WHAT THE EXERCISE ASKS: Transcribe the listing in full, excluding any pictures.

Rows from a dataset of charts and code

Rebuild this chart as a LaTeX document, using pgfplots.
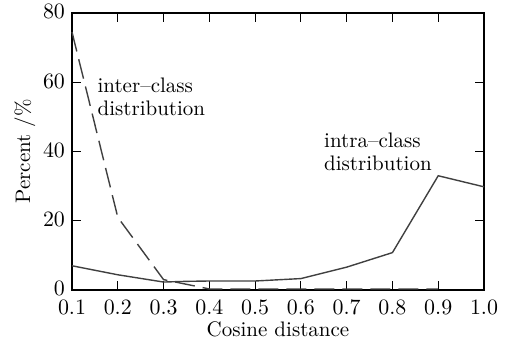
\documentclass[border=0pt]{standalone}
\usepackage{pgfplots}
\pgfplotsset{compat=1.18}
\begin{document}
\begin{tikzpicture}
\path[use as bounding box] (-36pt,-26pt) rectangle (217pt,145pt);
\begin{axis}[
  at={(0pt,0pt)}, anchor=south west,
  scale only axis, width=206pt, height=138.5pt,
  xmin=0.1, xmax=1.0, ymin=0, ymax=80,
  xtick={0.1,0.2,0.3,0.4,0.5,0.6,0.7,0.8,0.9,1.0},
  ytick={0,20,40,60,80},
  xticklabel style={yshift=-1.8pt, /pgf/number format/fixed, /pgf/number format/fixed zerofill, /pgf/number format/precision=1},
  yticklabel style={yshift=0.6pt},
  tick label style={font=\fontsize{10.5}{12}\selectfont},
  label style={font=\fontsize{10.5}{12}\selectfont},
  major tick length=4.5pt,
  tick style={black, line width=0.5pt},
  axis line style={line width=0.6pt},
  xlabel={Cosine distance},
  ylabel={Percent /\%},
  xlabel style={yshift=3.5pt},
  ylabel style={yshift=-3pt},
  every axis plot/.append style={line width=0.7pt, black!75},
  clip=false,
]
\addplot[solid] coordinates {
 (0.1,7.0) (0.2,4.4) (0.3,2.3) (0.35,2.5) (0.4,2.6) (0.5,2.6) (0.6,3.3) (0.7,6.6) (0.8,10.8) (0.9,33.0) (1.0,29.8)
};
\addplot[dash pattern=on 10pt off 4pt] coordinates {
 (0.1,74.5) (0.2,21.0) (0.3,3.0) (0.4,0.3) (0.5,0.3) (0.6,0.3) (0.7,0.3) (0.8,0.3) (0.9,0.3)
};
\node[anchor=north west, align=left, inner sep=0pt, font={\fontsize{10.5}{11.5}\selectfont}] at (axis cs:0.155,61.5) {inter--class\\distribution};
\node[anchor=north west, align=left, inner sep=0pt, font={\fontsize{10.5}{11.5}\selectfont}] at (axis cs:0.650,45.5) {intra--class\\distribution};
\end{axis}
\end{tikzpicture}
\end{document}
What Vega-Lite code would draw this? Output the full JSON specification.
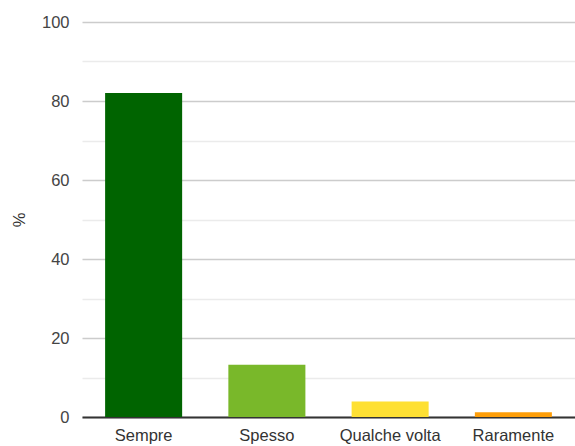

PROBLEM SOLUTION:
Rebuild this chart as a LaTeX document, using pgfplots.
\documentclass[border=0pt]{standalone}
\usepackage{pgfplots}
\pgfplotsset{compat=1.18}
\begin{document}
\begin{tikzpicture}
\path[use as bounding box] (-36pt,-26pt) rectangle (217pt,145pt);
\begin{axis}[
  at={(0pt,0pt)}, anchor=south west,
  scale only axis, width=206pt, height=138.5pt,
  xmin=0.1, xmax=1.0, ymin=0, ymax=80,
  xtick={0.1,0.2,0.3,0.4,0.5,0.6,0.7,0.8,0.9,1.0},
  ytick={0,20,40,60,80},
  xticklabel style={yshift=-1.8pt, /pgf/number format/fixed, /pgf/number format/fixed zerofill, /pgf/number format/precision=1},
  yticklabel style={yshift=0.6pt},
  tick label style={font=\fontsize{10.5}{12}\selectfont},
  label style={font=\fontsize{10.5}{12}\selectfont},
  major tick length=4.5pt,
  tick style={black, line width=0.5pt},
  axis line style={line width=0.6pt},
  xlabel={Cosine distance},
  ylabel={Percent /\%},
  xlabel style={yshift=3.5pt},
  ylabel style={yshift=-3pt},
  every axis plot/.append style={line width=0.7pt, black!75},
  clip=false,
]
\addplot[solid] coordinates {
 (0.1,7.0) (0.2,4.4) (0.3,2.3) (0.35,2.5) (0.4,2.6) (0.5,2.6) (0.6,3.3) (0.7,6.6) (0.8,10.8) (0.9,33.0) (1.0,29.8)
};
\addplot[dash pattern=on 10pt off 4pt] coordinates {
 (0.1,74.5) (0.2,21.0) (0.3,3.0) (0.4,0.3) (0.5,0.3) (0.6,0.3) (0.7,0.3) (0.8,0.3) (0.9,0.3)
};
\node[anchor=north west, align=left, inner sep=0pt, font={\fontsize{10.5}{11.5}\selectfont}] at (axis cs:0.155,61.5) {inter--class\\distribution};
\node[anchor=north west, align=left, inner sep=0pt, font={\fontsize{10.5}{11.5}\selectfont}] at (axis cs:0.650,45.5) {intra--class\\distribution};
\end{axis}
\end{tikzpicture}
\end{document}
What Vega-Lite code would draw this? Output the full JSON specification.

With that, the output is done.